The success of proxy advisory firms may not be derived from the perceived benefits of their product at all, but rather from investment advisors not having sufficient resources to make reasonably informed voting decisions.  Earlier this month, former SEC chairman Harvey Pitt suggested that the SEC consider repealing two 2004 no-action letters given to proxy advisory firms that, in his opinion, have created an environment where portfolio managers believe they can outsource their voting responsibilities.  Robert A.G. Monks, a co-founder of ISS, appears to agree that it is not proxy advisory firms that are the problem, but rather investment advisors who shirk their fiduciary duties.   Executive compensation attorney, Joseph Bachelder III, recommends that the SEC clarify whether a proxy advisor is a fiduciary under current regulation, and if they are not, have the SEC adopt a definition to encompass proxy advisory firms. 
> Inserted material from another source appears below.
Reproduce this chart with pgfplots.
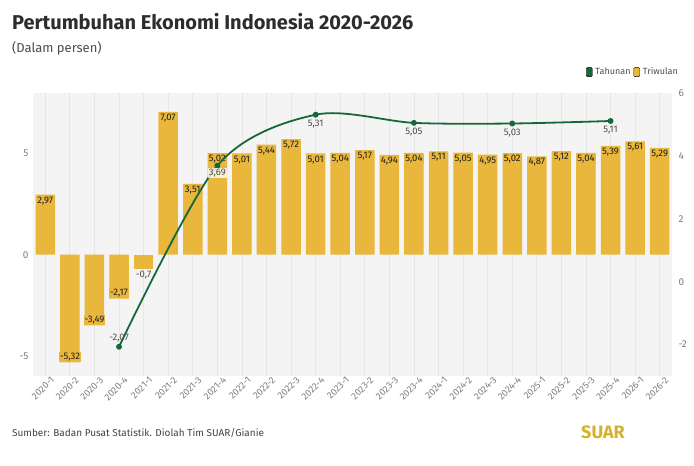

If in fact proxy advisory firms are not overall beneficial to investors, what can the SEC do?  First, the advice from proxy advisors would be deemed “solicitations” under Regulation 14A (and therefore regulated) but for Rule 14a-2(b)(3), which generally provides an exemption for companies that provide advice pursuant to a business relationship.  Thus, by amending Rule 14a-2(b)(3) the SEC could subject proxy advisory firms to regulation under the existing proxy rules and require further disclosure.  Further, the SEC has stated that Rule 14a-9, which prohibits false and misleading statements, applies to proxy advisory firms.  Consequently, the SEC could take action against proxy advisory firms now, although that would presume that the SEC could prove the information supplied by the proxy advisory firms is false and misleading rather than merely an “opinion.”  While regulation does seem plausible and long overdue, I should note one caveat: regulation could have the unintended consequence of strengthening the proxy advisory firms.  As the International Monetary Fund points out, when Congress began regulating the statistical ratings agencies the regulation effectively entrenched the private firms into the regulatory process.  Essentially, regulation could give the proxy advisory firms legitimacy.  
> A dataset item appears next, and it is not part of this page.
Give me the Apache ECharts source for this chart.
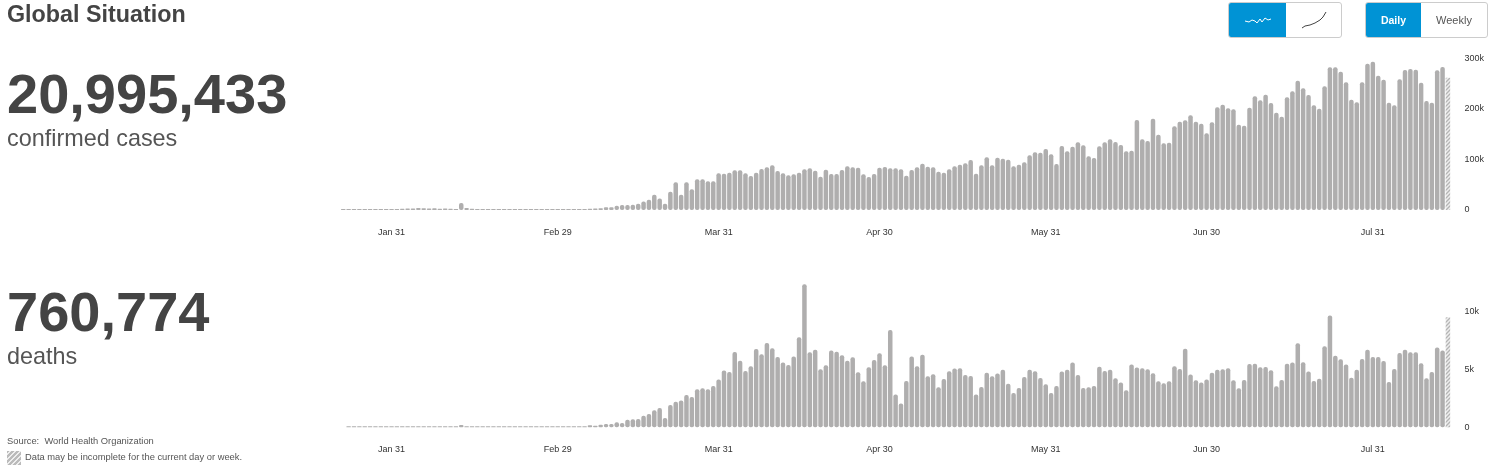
<!DOCTYPE html>
<html>
<head>
<meta charset="utf-8">
<title>Global Situation</title>
<script src="https://cdn.jsdelivr.net/npm/echarts@6/dist/echarts.min.js"></script>
<style>
html, body { margin: 0; padding: 0; background: #fff; }
body { width: 1495px; height: 474px; position: relative; overflow: hidden; font-family: "Liberation Sans", Arial, sans-serif; color: #444; }
#main { position: absolute; left: 0; top: 0; width: 1495px; height: 474px; }
.txt { position: absolute; white-space: nowrap; line-height: 1; }
.title { left: 7px; top: 3px; font-size: 23.3px; font-weight: bold; }
.big { left: 7px; font-size: 56px; font-weight: bold; }
.sub { left: 7px; font-size: 23.4px; color: #555; }
.foot { font-size: 9.35px; color: #555; }
.swatch { position: absolute; left: 7px; top: 451px; width: 14px; height: 14px; background: repeating-linear-gradient(135deg, #bbb 0 2px, #eee 2px 3.5px); }
.group { position: absolute; top: 2px; height: 34px; border: 1px solid #ccc; border-radius: 3px; display: flex; overflow: hidden; box-sizing: content-box; }
.btn { display: flex; align-items: center; justify-content: center; font-size: 11px; color: #555; }
.btn.on { background: #0093d5; color: #fff; font-weight: bold; font-size: 10.5px; }
</style>
</head>
<body>
<div id="main"></div>

<div class="txt title">Global Situation</div>
<div class="txt big" style="top:66px">20,995,433</div>
<div class="txt sub" style="top:127px">confirmed cases</div>
<div class="txt big" style="top:284px">760,774</div>
<div class="txt sub" style="top:345px">deaths</div>
<div class="txt foot" style="left:7px;top:437px">Source:&nbsp; World Health Organization</div>
<div class="swatch"></div>
<div class="txt foot" style="left:25px;top:453px">Data may be incomplete for the current day or week.</div>

<div class="group" style="left:1228px;width:112px">
	<div class="btn on" style="width:57px">
		<svg width="28" height="10"><polyline points="1,6 5,7 8,5 11,6 13,8 16,4 18,7 21,3 24,5 27,4" fill="none" stroke="#fff" stroke-width="1"/></svg>
	</div>
	<div class="btn" style="width:55px">
		<svg width="26" height="18"><polyline points="1,17 4,15 9,14 14,12 19,9 22,6 25,1" fill="none" stroke="#444" stroke-width="1"/></svg>
	</div>
</div>
<div class="group" style="left:1365px;width:121px">
	<div class="btn on" style="width:55px">Daily</div>
	<div class="btn" style="width:66px">Weekly</div>
</div>

<script>
// values in thousands, one bar per day
var confirmedEarly = [0.1,0.1,0.2,0.3,0.4,0.7,0.8,1.3,1.7,1.7,2,2.6,3,3.2,3.8,3.7,3.2,3.4,2.7,3,2.5,2,14,4,2.6,2,1.9,1.8,1.7,0.6,0.6,0.5,0.4,0.4,0.3,0.4,0.5,0.6,0.7,0.8,1,1.2,1.4,1.7,1.9,2.2,2.6,3,3.6];
var confirmedMid = [5.3,5.3,8.6,10,10,10.6,12.5,17,20.5,30,23,12.5,36,55,30,55,41,61,61,57,57,73,72,74,78.5,
	78.5,72.6,67.3,73.9,81.2,84.5,88.4,77.2,72.6,68.6,70.6,73.9,80.5,82.5,77.9,66,79.9,71.3,71.3,79.2,86.5,84.5,83.8,70.6,65.3,71.3,83.8,85.1,82.5,82.5,80.5,68,79.2,84.5,91.7,85.8,84.5,75.9,73.9,80.5,86.5,89.8,92.4,99,71.9,88.4,104.3,88.4,103.6,101.7,99.7,86.5,89.8,94.4,108.3,114.2,113.5,120.8,110.2,91.1,126.7,116.2,125.4,134,128,106.3,103,126,134,139.9];
var confirmedLate = [134.7,128.7,116.2,117.5,178.2,139.9,136.6,180.9,149.2,132,133.3,165.7,174.9,177.6,187.5,174.9,171,151.8,173.6,203.3,208.6,201.3,199.3,169,167,202.6,225.1,217.2,228.4,211.9,192.7,184.8,223.1,235,256.1,240.9,227.7,207.3,200.7,244.9,282.5,282.5,273.9,252.8,218.5,213.2,252.8,289.8,293.7,266,258.1,212.5,207.3,258.7,277.2,279.2,277.9,252.1,215.8,212.5,276.6,283.2,262];

var deathsEarly = [null,0.02,0.02,0.03,0.03,0.04,0.05,0.05,0.06,0.07,0.08,0.08,0.09,0.1,0.1,0.1,0.1,0.1,0.1,0.1,0.1,0.1,0.2,0.03,0.07,0.07,0.06,0.05,0.06,0.08,0.07,0.06,0.05,0.1,0.03,0.03,0.03,0.03,0.03,0.04,0.05,0.05,0.05,0.06,0.06,0.06];
var deathsMid = [0.17,0.14,0.23,0.29,0.29,0.43,0.38,0.66,0.69,0.72,1.01,1.15,1.47,1.67,0.81,1.93,2.22,2.31,2.8,2.63,3.29,3.38,3.29,3.58,4.13,4.91,4.79,6.52,
	5.77,4.88,5.28,6.78,6.32,7.3,6.84,6.09,5.6,5.4,6.12,7.79,12.38,6.49,6.72,5.02,5.37,6.64,6.55,6.23,5.77,6.06,4.76,3.98,5.19,5.83,6.41,5.37,8.43,2.83,2.05,4.01,6.12,5.28,6.29,4.42,4.59,3.46,4.18,4.85,5.08,5.11,4.53,4.44,2.83,3.49,4.73,4.42,4.65,4.99,3.78,2.97,3.41,4.36,4.99,4.85,4.27,3.72,2.97,3.58,4.82,4.99,5.6,4.53,3.41,3.46,3.58,5.25,4.88,4.99];
var deathsLate = [4.24,3.87,3.2,5.43,5.17,5.11,5.02,4.68,3.98,3.81,3.98,5.28,5.05,6.81,4.56,4.07,3.87,4.13,4.73,4.99,5.02,5.11,4.07,3.38,4.1,5.48,5.51,5.19,5.22,4.94,3.55,4.1,5.51,5.6,7.27,5.63,4.82,4.01,4.21,7.01,9.67,6.2,5.89,5.43,4.3,4.99,5.92,6.72,6.09,6.09,5.74,3.92,5.05,6.44,6.72,6.49,6.49,5.54,4.24,4.79,6.9,6.64,9.52];

var confirmed = confirmedEarly.concat(confirmedMid, confirmedLate);
var deaths = deathsEarly.concat(deathsMid, deathsLate);

var tickIndex = [9,40,70,100,131,161,192];
var tickLabels = ['Jan 31','Feb 29','Mar 31','Apr 30','May 31','Jun 30','Jul 31'];

var barColor = '#afaeae';

// hatch for the last, incomplete day
function hatch(){
	var c = document.createElement('canvas');
	c.width = 4; c.height = 4;
	var g = c.getContext('2d');
	g.fillStyle = '#eeeeee';
	g.fillRect(0,0,4,4);
	g.strokeStyle = '#b5b5b5';
	g.lineWidth = 1.3;
	g.beginPath();
	g.moveTo(-1,1); g.lineTo(1,-1);
	g.moveTo(0,4); g.lineTo(4,0);
	g.moveTo(3,5); g.lineTo(5,3);
	g.stroke();
	return c;
}

function barData(values){
	return values.map(function(v, i){
		if (i == values.length - 1) {
			return { value: v, itemStyle: { color: { image: hatch(), repeat: 'repeat' }, borderRadius: 0 } };
		}
		return v;
	});
}

function xAxisFor(gridIndex, count){
	var cats = [];
	for (var i = 0; i < count; i++) cats.push(String(i));
	return {
		type: 'category',
		gridIndex: gridIndex,
		data: cats,
		axisLine: { show: false },
		axisTick: { show: false },
		axisLabel: {
			margin: 18,
			fontSize: 9,
			color: '#333',
			fontFamily: 'Liberation Sans',
			hideOverlap: false,
			interval: function(i){ return tickIndex.indexOf(i) >= 0; },
			formatter: function(v, i){ return tickLabels[tickIndex.indexOf(i)]; }
		}
	};
}

function yAxisFor(gridIndex, max, interval){
	return {
		type: 'value',
		gridIndex: gridIndex,
		position: 'right',
		min: 0,
		max: max,
		interval: interval,
		splitLine: { show: false },
		axisLine: { show: false },
		axisTick: { show: false },
		axisLabel: {
			margin: 14,
			fontSize: 9,
			color: '#333',
			fontFamily: 'Liberation Sans',
			showMaxLabel: max % interval == 0,
			formatter: function(v){ return v ? v + 'k' : '0'; }
		}
	};
}

function seriesFor(gridIndex, values){
	return {
		type: 'bar',
		xAxisIndex: gridIndex,
		yAxisIndex: gridIndex,
		data: barData(values),
		barWidth: 4.5,
		barMinHeight: 1,
		itemStyle: { color: barColor, borderRadius: 2 },
		silent: true,
		animation: false
	};
}

var myChart = echarts.init(document.getElementById('main'));
myChart.setOption({
	animation: false,
	grid: [
		{ left: 340.6, width: 1110, top: 58.5, height: 151.5 },
		{ left: 340.6, width: 1110, top: 282.9, height: 144.4 }
	],
	xAxis: [ xAxisFor(0, confirmed.length), xAxisFor(1, deaths.length) ],
	yAxis: [ yAxisFor(0, 300, 100), yAxisFor(1, 12.5, 5) ],
	series: [ seriesFor(0, confirmed), seriesFor(1, deaths) ]
});
</script>
</body>
</html>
Given the need to balance the benefits that proxy advisory firms can provide and the desire for large institutional investors to access the information compiled by them with the need to ensure efficient markets and the need to protect all investors, I would support the approach set for in a recent comment letter submitted by David S. Rosenthal, Vice President-Investor Relations and Secretary of Exxon Mobil Corporation.  His comment letter may have synthesized the solutions to the issue best with a rational well-measured approach.  He suggests requiring proxy advisors to:

  • Disclose their methodologies and to provide an explanation as to why their methodologies are appropriate (similar to how credit ratings agencies must disclose their methodologies pursuant to Section 932 of the Dodd-Frank Act);
  • Ensure that all published information is accurate and not misleading; and
  • Disclose the involvement of any third party in the formulation of their voting recommendations.

Mr. Rosenthal also recommends that the SEC remind investment managers of their fiduciary obligations in voting the shares. 

We can only hope that Congress will leave the SEC alone long enough for the SEC to take up necessary and long overdue regulation of proxy advisory firms.